-- start of Raw data --
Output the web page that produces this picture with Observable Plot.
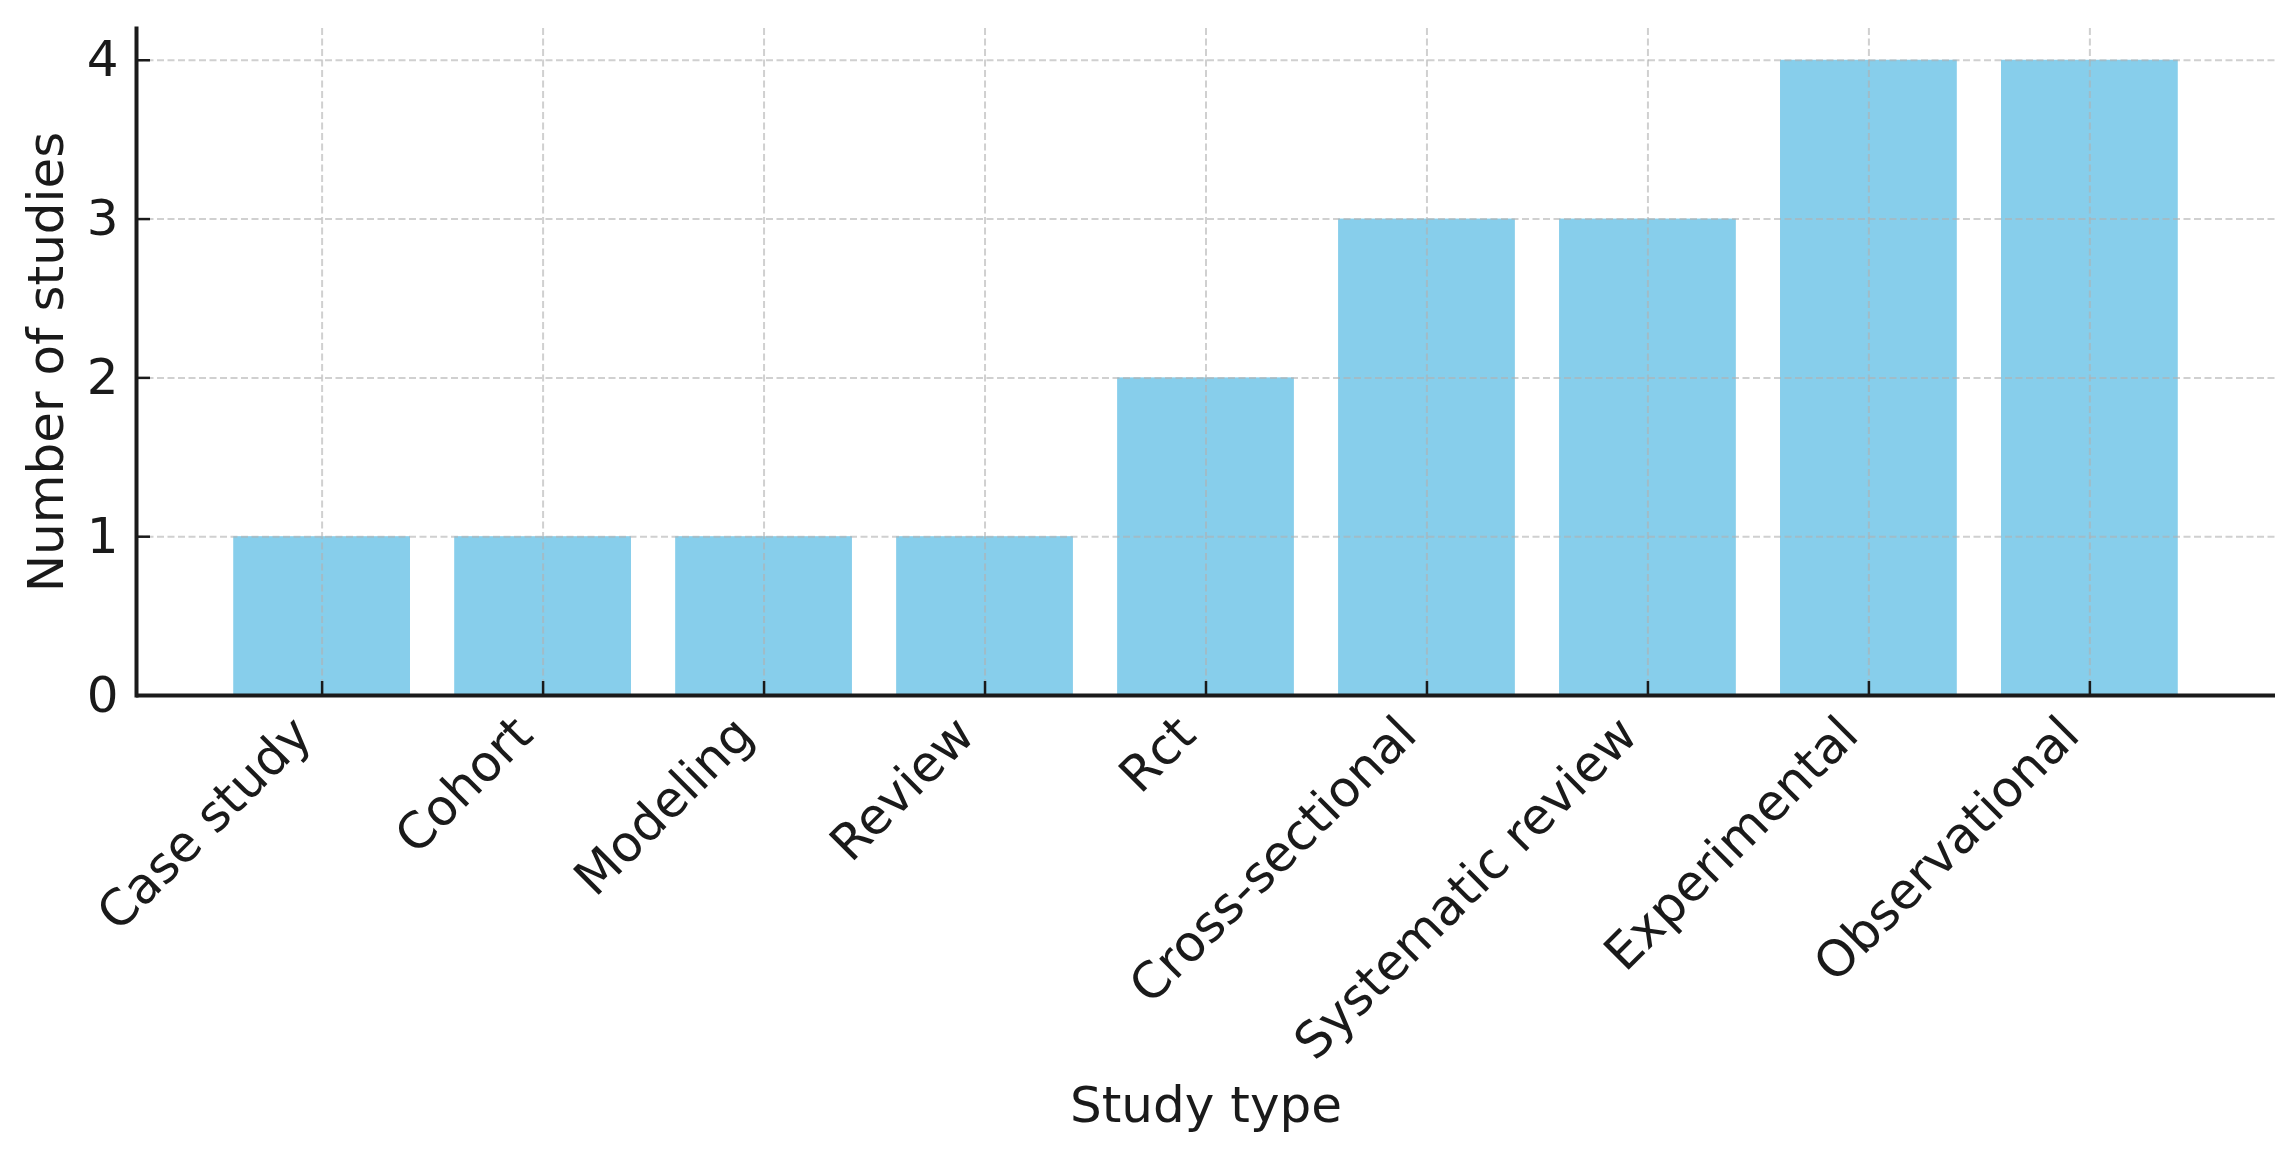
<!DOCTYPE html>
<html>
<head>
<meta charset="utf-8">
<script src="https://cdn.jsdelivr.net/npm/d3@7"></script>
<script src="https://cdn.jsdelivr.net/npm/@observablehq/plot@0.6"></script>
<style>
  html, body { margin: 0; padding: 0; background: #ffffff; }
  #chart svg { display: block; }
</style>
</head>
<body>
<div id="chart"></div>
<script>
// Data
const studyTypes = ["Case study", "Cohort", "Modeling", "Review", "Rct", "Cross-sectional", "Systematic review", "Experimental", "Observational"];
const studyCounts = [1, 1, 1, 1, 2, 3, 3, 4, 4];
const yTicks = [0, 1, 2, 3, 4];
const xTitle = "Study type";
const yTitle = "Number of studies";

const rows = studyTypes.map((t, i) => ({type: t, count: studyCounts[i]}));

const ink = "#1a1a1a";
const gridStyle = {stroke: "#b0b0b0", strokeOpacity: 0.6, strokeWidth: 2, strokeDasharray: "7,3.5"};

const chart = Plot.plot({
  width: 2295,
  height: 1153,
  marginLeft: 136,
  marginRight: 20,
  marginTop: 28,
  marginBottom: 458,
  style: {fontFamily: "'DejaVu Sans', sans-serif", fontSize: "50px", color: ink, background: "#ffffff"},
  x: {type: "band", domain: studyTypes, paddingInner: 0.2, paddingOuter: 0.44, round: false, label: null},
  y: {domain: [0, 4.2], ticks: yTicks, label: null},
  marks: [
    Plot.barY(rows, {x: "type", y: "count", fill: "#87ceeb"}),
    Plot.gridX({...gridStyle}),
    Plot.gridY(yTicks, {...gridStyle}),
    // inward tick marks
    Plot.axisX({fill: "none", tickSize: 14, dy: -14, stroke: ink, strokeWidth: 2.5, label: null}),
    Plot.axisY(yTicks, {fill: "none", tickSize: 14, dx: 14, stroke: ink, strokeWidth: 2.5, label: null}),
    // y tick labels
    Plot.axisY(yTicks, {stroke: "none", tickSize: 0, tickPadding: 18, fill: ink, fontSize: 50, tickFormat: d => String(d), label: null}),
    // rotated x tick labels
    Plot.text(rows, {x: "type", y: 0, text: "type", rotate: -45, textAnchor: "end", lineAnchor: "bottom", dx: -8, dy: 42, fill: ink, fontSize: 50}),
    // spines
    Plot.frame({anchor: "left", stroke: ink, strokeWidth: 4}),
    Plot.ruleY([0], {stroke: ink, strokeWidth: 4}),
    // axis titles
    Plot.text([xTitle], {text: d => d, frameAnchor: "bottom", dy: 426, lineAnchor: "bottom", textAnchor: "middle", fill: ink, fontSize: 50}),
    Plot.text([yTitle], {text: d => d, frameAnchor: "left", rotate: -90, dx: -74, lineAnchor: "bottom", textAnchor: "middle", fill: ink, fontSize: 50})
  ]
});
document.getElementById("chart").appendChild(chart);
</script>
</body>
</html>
-- end of Raw data --
-- start of Raw data --
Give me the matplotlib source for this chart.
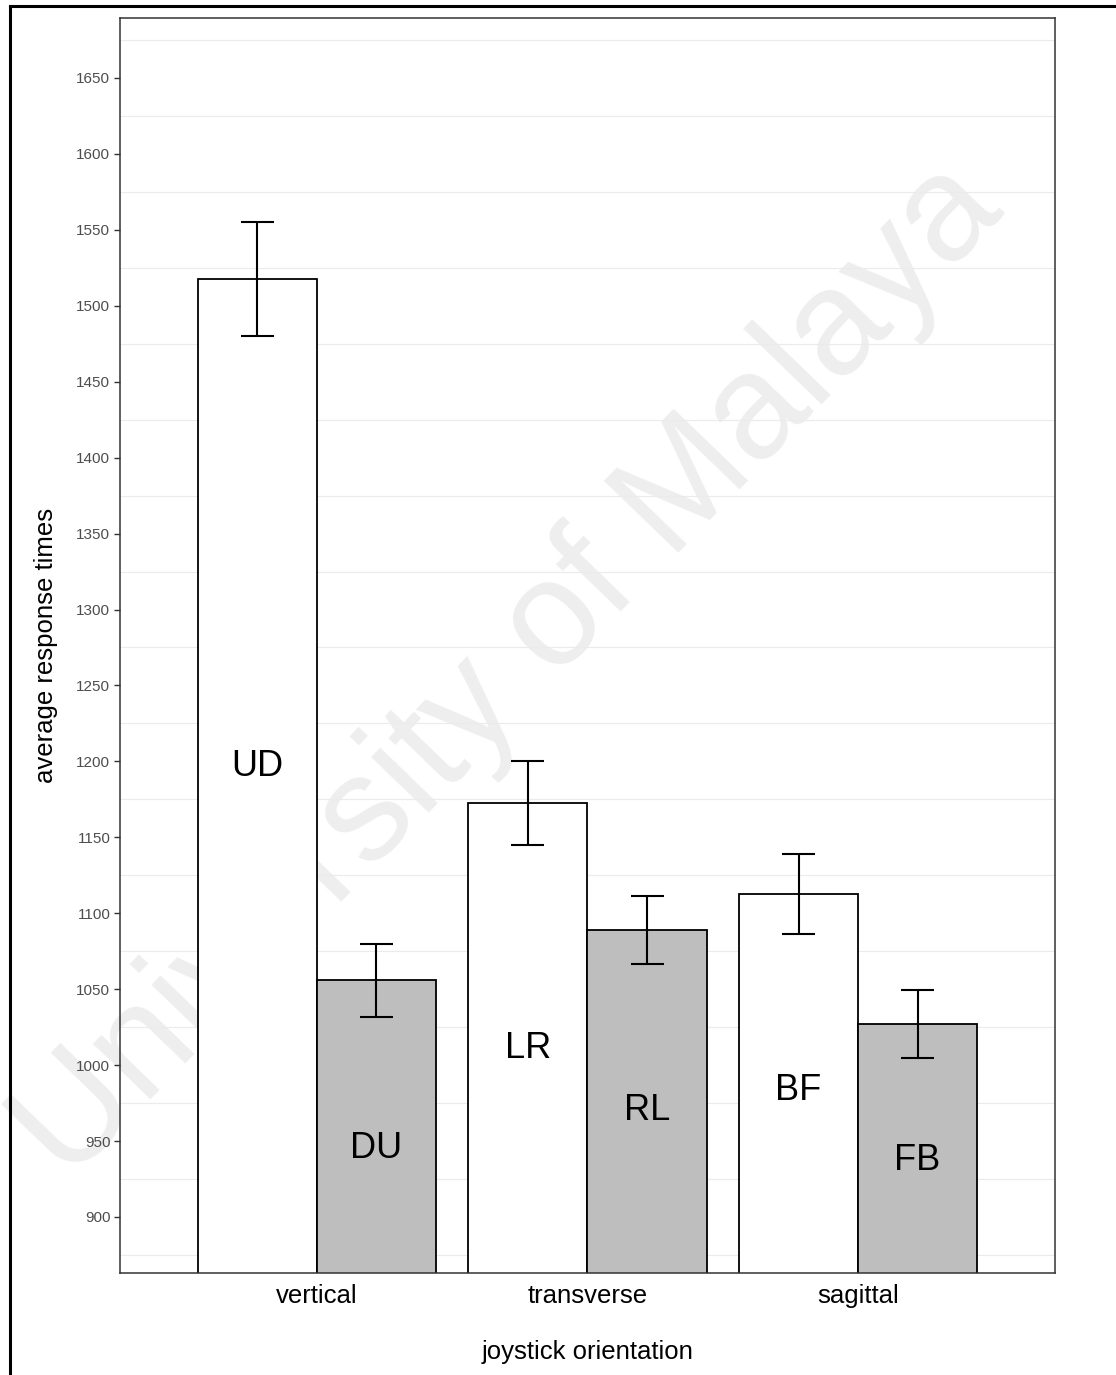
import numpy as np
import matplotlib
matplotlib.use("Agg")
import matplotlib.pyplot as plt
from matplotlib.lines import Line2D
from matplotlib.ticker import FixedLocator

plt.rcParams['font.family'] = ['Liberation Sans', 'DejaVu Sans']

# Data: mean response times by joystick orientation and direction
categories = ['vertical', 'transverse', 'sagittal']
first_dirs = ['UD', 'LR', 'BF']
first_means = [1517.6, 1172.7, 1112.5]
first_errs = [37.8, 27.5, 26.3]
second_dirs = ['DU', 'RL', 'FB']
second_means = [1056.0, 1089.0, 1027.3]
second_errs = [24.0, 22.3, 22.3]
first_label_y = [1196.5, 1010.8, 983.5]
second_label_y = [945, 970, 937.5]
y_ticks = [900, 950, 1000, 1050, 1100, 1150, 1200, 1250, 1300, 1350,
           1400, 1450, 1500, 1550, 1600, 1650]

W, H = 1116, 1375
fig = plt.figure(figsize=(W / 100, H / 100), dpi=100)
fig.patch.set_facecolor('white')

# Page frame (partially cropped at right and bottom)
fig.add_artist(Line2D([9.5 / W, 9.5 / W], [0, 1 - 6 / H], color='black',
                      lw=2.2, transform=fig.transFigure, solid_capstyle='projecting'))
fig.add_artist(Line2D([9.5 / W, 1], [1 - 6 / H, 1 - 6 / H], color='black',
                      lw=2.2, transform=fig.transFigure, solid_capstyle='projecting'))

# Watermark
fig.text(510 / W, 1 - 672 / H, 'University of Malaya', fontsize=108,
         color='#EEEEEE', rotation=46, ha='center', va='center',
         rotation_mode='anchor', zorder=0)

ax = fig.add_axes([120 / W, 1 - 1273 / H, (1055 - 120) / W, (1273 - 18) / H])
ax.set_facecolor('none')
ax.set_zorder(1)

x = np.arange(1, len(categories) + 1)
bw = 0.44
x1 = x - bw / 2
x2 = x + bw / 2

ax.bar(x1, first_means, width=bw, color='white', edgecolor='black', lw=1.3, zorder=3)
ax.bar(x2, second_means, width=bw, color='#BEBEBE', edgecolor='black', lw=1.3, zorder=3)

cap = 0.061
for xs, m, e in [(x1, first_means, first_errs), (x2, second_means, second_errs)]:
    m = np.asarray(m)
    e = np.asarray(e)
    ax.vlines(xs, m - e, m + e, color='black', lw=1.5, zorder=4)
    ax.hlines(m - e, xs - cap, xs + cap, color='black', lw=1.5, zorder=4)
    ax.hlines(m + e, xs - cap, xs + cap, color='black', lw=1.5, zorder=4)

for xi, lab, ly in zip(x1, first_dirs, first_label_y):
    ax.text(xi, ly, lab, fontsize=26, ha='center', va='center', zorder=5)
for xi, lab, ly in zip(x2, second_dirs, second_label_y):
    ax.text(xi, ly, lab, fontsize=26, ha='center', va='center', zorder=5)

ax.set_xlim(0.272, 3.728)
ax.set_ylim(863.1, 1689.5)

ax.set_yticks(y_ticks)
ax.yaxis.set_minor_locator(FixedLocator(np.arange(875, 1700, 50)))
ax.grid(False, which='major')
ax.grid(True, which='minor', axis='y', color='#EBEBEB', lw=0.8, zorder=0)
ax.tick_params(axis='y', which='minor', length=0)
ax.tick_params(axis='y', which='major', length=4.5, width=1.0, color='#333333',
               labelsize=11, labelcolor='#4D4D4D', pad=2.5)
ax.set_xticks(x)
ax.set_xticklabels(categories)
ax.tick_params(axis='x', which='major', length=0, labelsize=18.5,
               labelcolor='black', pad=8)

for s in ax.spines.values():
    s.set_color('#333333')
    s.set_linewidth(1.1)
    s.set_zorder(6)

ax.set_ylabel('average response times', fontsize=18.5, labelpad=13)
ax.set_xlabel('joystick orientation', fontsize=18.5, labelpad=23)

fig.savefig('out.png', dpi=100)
-- end of Raw data --
-- start of Raw data --
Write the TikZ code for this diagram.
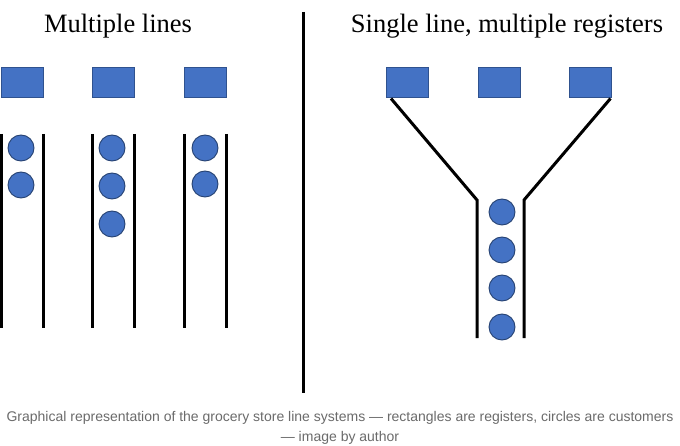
-- end of Raw data --
### Stated problem
Leaving out the pictures, extract the stretch from the line holding "Give me the matplotlib source for this chart." through the line holding "ax.set_zorder(1)", word for word.

### Exercise output
Give me the matplotlib source for this chart.
import numpy as np
import matplotlib
matplotlib.use("Agg")
import matplotlib.pyplot as plt
from matplotlib.lines import Line2D
from matplotlib.ticker import FixedLocator

plt.rcParams['font.family'] = ['Liberation Sans', 'DejaVu Sans']

# Data: mean response times by joystick orientation and direction
categories = ['vertical', 'transverse', 'sagittal']
first_dirs = ['UD', 'LR', 'BF']
first_means = [1517.6, 1172.7, 1112.5]
first_errs = [37.8, 27.5, 26.3]
second_dirs = ['DU', 'RL', 'FB']
second_means = [1056.0, 1089.0, 1027.3]
second_errs = [24.0, 22.3, 22.3]
first_label_y = [1196.5, 1010.8, 983.5]
second_label_y = [945, 970, 937.5]
y_ticks = [900, 950, 1000, 1050, 1100, 1150, 1200, 1250, 1300, 1350,
           1400, 1450, 1500, 1550, 1600, 1650]

W, H = 1116, 1375
fig = plt.figure(figsize=(W / 100, H / 100), dpi=100)
fig.patch.set_facecolor('white')

# Page frame (partially cropped at right and bottom)
fig.add_artist(Line2D([9.5 / W, 9.5 / W], [0, 1 - 6 / H], color='black',
                      lw=2.2, transform=fig.transFigure, solid_capstyle='projecting'))
fig.add_artist(Line2D([9.5 / W, 1], [1 - 6 / H, 1 - 6 / H], color='black',
                      lw=2.2, transform=fig.transFigure, solid_capstyle='projecting'))

# Watermark
fig.text(510 / W, 1 - 672 / H, 'University of Malaya', fontsize=108,
         color='#EEEEEE', rotation=46, ha='center', va='center',
         rotation_mode='anchor', zorder=0)

ax = fig.add_axes([120 / W, 1 - 1273 / H, (1055 - 120) / W, (1273 - 18) / H])
ax.set_facecolor('none')
ax.set_zorder(1)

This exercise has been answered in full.